In a previous life as a brand marketer, I used to conduct brand overview sessions as part of my company's employee orientation program. With each batch of newbies, it was easy to pick out potential allies. They were the ones who asked the most questions, who weren't thumbing their crackberries or multi-tasking on their laptops (this must be one of the most insiduous diseases of corporate life). I would recruit the most promising brand champions from each business function, and appoint them as group leaders during annual brand rallies when we'd break out by function to draft brand marketing action plans. One of our most heartening rallies was in Korea when the whole office shut down for the day to rally around brand planning. (Thank you Gina & Jae-Yong!)

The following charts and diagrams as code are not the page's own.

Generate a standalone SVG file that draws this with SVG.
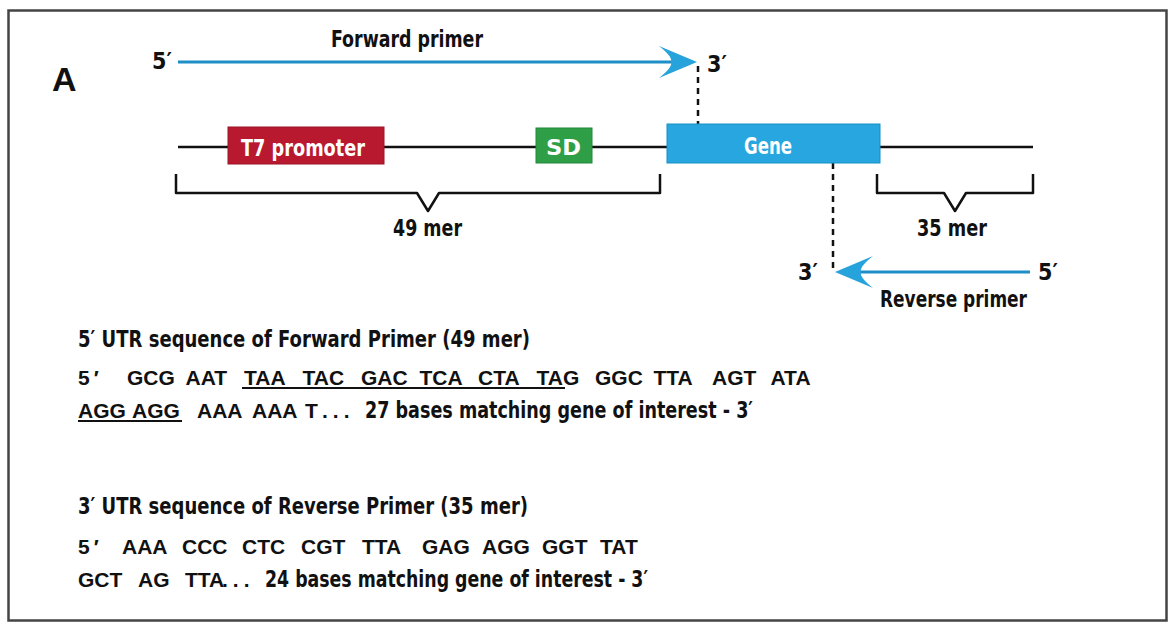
<svg xmlns="http://www.w3.org/2000/svg" width="1174" height="622" viewBox="0 0 1174 622">
  <style>
    .lbl { font-family: "Liberation Sans Narrow", "Arial Narrow", "DejaVu Sans Condensed", "Liberation Sans", sans-serif; font-weight: bold; fill: #111; }
    .box-lbl { fill: #ffffff; }
    .seq { font-family: "Liberation Sans", Arial, sans-serif; font-weight: bold; font-size: 21px; fill: #111; }
    .backbone { stroke: #111; stroke-width: 2.5; fill: none; }
    .bracket { stroke: #111; stroke-width: 2.5; fill: none; stroke-linejoin: round; }
    .dash { stroke: #111; stroke-width: 2.5; stroke-dasharray: 6 5; fill: none; }
    .primer { stroke: #1d8ec6; stroke-width: 3; fill: none; }
    .uline { stroke: #111; stroke-width: 2; }
  </style>
  <defs>
    <!-- barbed arrowhead, tip at origin, pointing right -->
    <path id="barb" d="M0,0 L-38,-16 Q-24,-5 -26,0 Q-24,5 -38,16 Z" fill="#27a3dc"/>
  </defs>

  <rect x="8.5" y="10.5" width="1158" height="610" fill="#ffffff" stroke="#444" stroke-width="2.5"/>

  <text x="52" y="91" font-size="34" font-weight="bold" font-family="Liberation Sans, sans-serif" fill="#111">A</text>

  <!-- DNA backbone -->
  <line class="backbone" x1="178" y1="147" x2="1033" y2="147"/>

  <g id="connectors">
    <line class="primer" x1="178" y1="62" x2="672" y2="62"/>
    <use href="#barb" transform="translate(697,62)"/>
    <line class="primer" x1="860" y1="272" x2="1030" y2="272"/>
    <use href="#barb" transform="translate(835,272) scale(-1,1)"/>
    <line class="dash" x1="698" y1="66" x2="698" y2="124"/>
    <line class="dash" x1="833" y1="163" x2="833" y2="270"/>
    <path class="bracket" d="M176,174 V193 H417 L428,211 L439,193 H660 V174"/>
    <path class="bracket" d="M877,174 V193 H944 L955,211 L966,193 H1033 V174"/>
  </g>

  <g id="forward-primer">
    <text class="lbl" x="331" y="47" font-size="23" textLength="152" lengthAdjust="spacingAndGlyphs">Forward primer</text>
    <text class="lbl" x="152" y="69" font-size="23">5′</text>
    <text class="lbl" x="707" y="72" font-size="23">3′</text>
  </g>

  <g id="t7-promoter">
    <rect x="228" y="127" width="156" height="37" fill="#b9192e" stroke="#9c1426" stroke-width="1"/>
    <text class="lbl box-lbl" x="241" y="156" font-size="23" textLength="124" lengthAdjust="spacingAndGlyphs">T7 promoter</text>
  </g>

  <g id="sd">
    <rect x="536" y="128" width="56" height="35" fill="#2e9f47" stroke="#23883a" stroke-width="1"/>
    <text class="lbl box-lbl" x="546" y="155" font-size="22" textLength="35" lengthAdjust="spacingAndGlyphs">SD</text>
  </g>

  <g id="gene">
    <rect x="667" y="124" width="213" height="39" fill="#27a6df" stroke="#1b8fc6" stroke-width="1"/>
    <text class="lbl box-lbl" x="744" y="154" font-size="23" textLength="48" lengthAdjust="spacingAndGlyphs">Gene</text>
  </g>

  <g id="len-49">
    <text class="lbl" x="393" y="236" font-size="23" textLength="69" lengthAdjust="spacingAndGlyphs">49 mer</text>
  </g>
  <g id="len-35">
    <text class="lbl" x="917" y="236" font-size="23" textLength="70" lengthAdjust="spacingAndGlyphs">35 mer</text>
  </g>

  <g id="reverse-primer">
    <text class="lbl" x="798" y="280" font-size="23">3′</text>
    <text class="lbl" x="1038" y="280" font-size="23">5′</text>
    <text class="lbl" x="880" y="307" font-size="23" textLength="147" lengthAdjust="spacingAndGlyphs">Reverse primer</text>
  </g>

  <g id="forward-sequence">
    <text class="lbl" x="78" y="347" font-size="23" textLength="452" lengthAdjust="spacingAndGlyphs">5′ UTR sequence of Forward Primer (49 mer)</text>
    <text class="seq" y="385"><tspan x="78" letter-spacing="4">5′</tspan><tspan x="127">GCG</tspan><tspan x="185.5">AAT</tspan><tspan x="244">TAA</tspan><tspan x="302.5">TAC</tspan><tspan x="361">GAC</tspan><tspan x="419.5">TCA</tspan><tspan x="478">CTA</tspan><tspan x="536.5">TAG</tspan><tspan x="595">GGC</tspan><tspan x="653.5">TTA</tspan><tspan x="712">AGT</tspan><tspan x="770.5">ATA</tspan></text>
    <line class="uline" x1="242" y1="388" x2="565" y2="388"/>
    <text class="seq" y="418"><tspan x="78">AGG</tspan><tspan x="132">AGG</tspan><tspan x="197">AAA</tspan><tspan x="252">AAA</tspan><tspan x="305">T</tspan><tspan x="322" letter-spacing="5">...</tspan></text>
    <line class="uline" x1="78" y1="421" x2="182" y2="421"/>
    <text class="lbl" x="365" y="418" font-size="23" textLength="388" lengthAdjust="spacingAndGlyphs">27 bases matching gene of interest - 3′</text>
  </g>

  <g id="reverse-sequence">
    <text class="lbl" x="78" y="514" font-size="23" textLength="450" lengthAdjust="spacingAndGlyphs">3′ UTR sequence of Reverse Primer (35 mer)</text>
    <text class="seq" y="554"><tspan x="78" letter-spacing="4">5′</tspan><tspan x="122">AAA</tspan><tspan x="182">CCC</tspan><tspan x="242">CTC</tspan><tspan x="301">CGT</tspan><tspan x="362">TTA</tspan><tspan x="422">GAG</tspan><tspan x="482">AGG</tspan><tspan x="542">GGT</tspan><tspan x="600">TAT</tspan></text>
    <text class="seq" y="587"><tspan x="78">GCT</tspan><tspan x="138">AG</tspan><tspan x="185">TTA</tspan><tspan x="222" letter-spacing="5">...</tspan></text>
    <text class="lbl" x="265" y="587" font-size="23" textLength="383" lengthAdjust="spacingAndGlyphs">24 bases matching gene of interest - 3′</text>
  </g>
</svg>
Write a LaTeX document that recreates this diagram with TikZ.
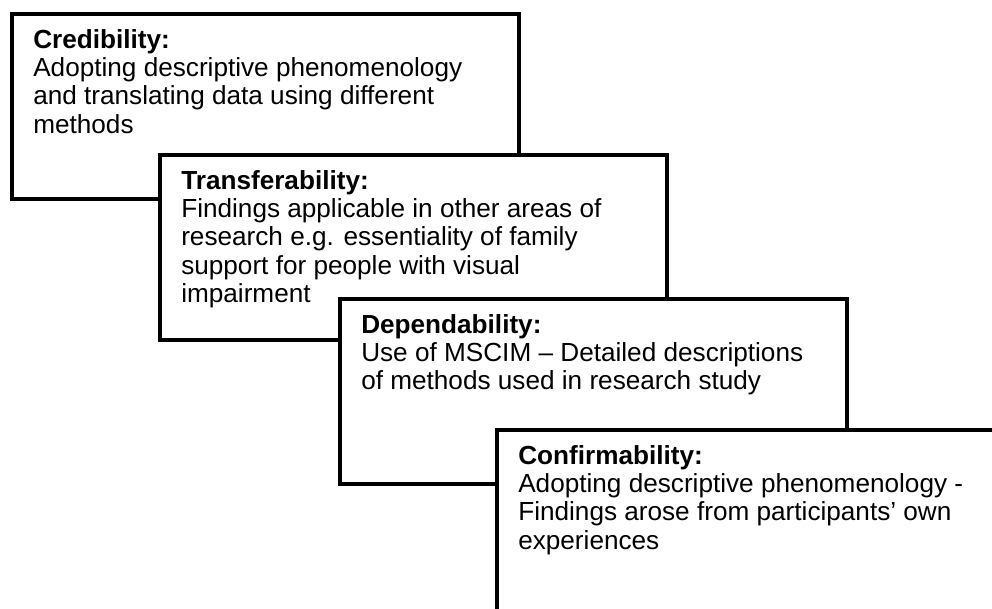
\documentclass[tikz,border=0pt]{standalone}
\usepackage{fontspec}
\setmainfont{Liberation Sans}
\usetikzlibrary{positioning, calc}

\begin{document}
\begin{tikzpicture}[
  x=0.025cm, y=-0.025cm,
  stage/.style={rectangle, draw, line width=2.5pt, fill=white, anchor=north west,
                minimum width=12.675cm, minimum height=4.625cm, inner sep=0pt},
  boxtext/.style={anchor=north west, inner sep=0pt, align=left,
                  font=\fontsize{18.6}{20.1}\selectfont}
]
  \clip (0,0) rectangle (992,608);

  % Staircase of boxes, each one drawn over the previous
  \node[stage] (cred) at (10,12) {};
  \node[boxtext] (credtxt) at ($(cred.north west)+(23,17)$)
    {\textbf{Credibility:}\\
     Adopting descriptive phenomenology\\
     and translating data using different\\
     methods};

  \node[stage] (trans) at (158,153) {};
  \node[boxtext] (transtxt) at ($(trans.north west)+(23,17)$)
    {\textbf{Transferability:}\\
     Findings applicable in other areas of\\
     research e.g. essentiality of family\\
     support for people with visual\\
     impairment};

  \node[stage] (dep) at (338,297) {};
  \node[boxtext] (deptxt) at ($(dep.north west)+(23,17)$)
    {\textbf{Dependability:}\\
     Use of MSCIM – Detailed descriptions\\
     of methods used in research study};

  \node[stage] (conf) at (495,428) {};
  \node[boxtext] (conftxt) at ($(conf.north west)+(23,17)$)
    {\textbf{Confirmability:}\\
     Adopting descriptive phenomenology -\\
     Findings arose from participants’ own\\
     experiences};
\end{tikzpicture}
\end{document}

As for the detractors, well, they're harder to spot. To be fair, I believe no one deliberately sets out to destroy their company brand. They're just not that passionate about it. They view any investment in brand-building as taking away from what could have been used to expand the sales force, incentivise the channel, or put into the discretionary bonus pool. They're inclined to focus relentlessly on the current quarter, protesting (with some justification) that "there's no use investing in long-term brand-building if we don't hit enough targets to still be around for the long-term!" They're the ones who insist that demand-generation ads be focused 100% on precisely that -- with no leeway for brand-building.
And what of the ones in the middle -- who are neither brand-led nor brand-dead, but simply brand-neutral? While that may be the dominant mindset in most companies, there is no corresponding middle ground in terms of effect on the brand. Everything we say or do either adds to or subtracts from the brand -- everything. Every day, whether they realize it or not, employees are making deposits to or withdrawals from their brand-equity piggybank. The employees behind the world's most valuable brands simply put in much more than they take out.
Why is all of this important? Because all employees are potential brand ambassadors. And a company's workforce is its primary vehicle to deliver its brand promise. People truly are an organization's best assets.
Classic brand management theory categorizes employees into four groups:
Brand Champions -- storytellers who proactively spread the brand idea
Brand Champions -- storytellers who proactively spread the brand idea
Brand Agnostics -- those who are interested in but not yet committed to the brand story
Brand Cynics -- employees who are not involved with, and not open to be engaged by the brand idea
Brand Saboteurs -- detractors who actively or indirectly stand in the path of advancing the brand strategy, within and outside the organization
The exact proportion of these groups within a company varies across companies and industries; but the spread typically follows a Bell curve.
Brand marketers, take note: Your job is to keep the Saboteurs away from the Agnostics.
Because in work, as in the rest of life: Some people quit and leave. (They're not whom we should worry about.) But there are heaps of others who quit, and stay.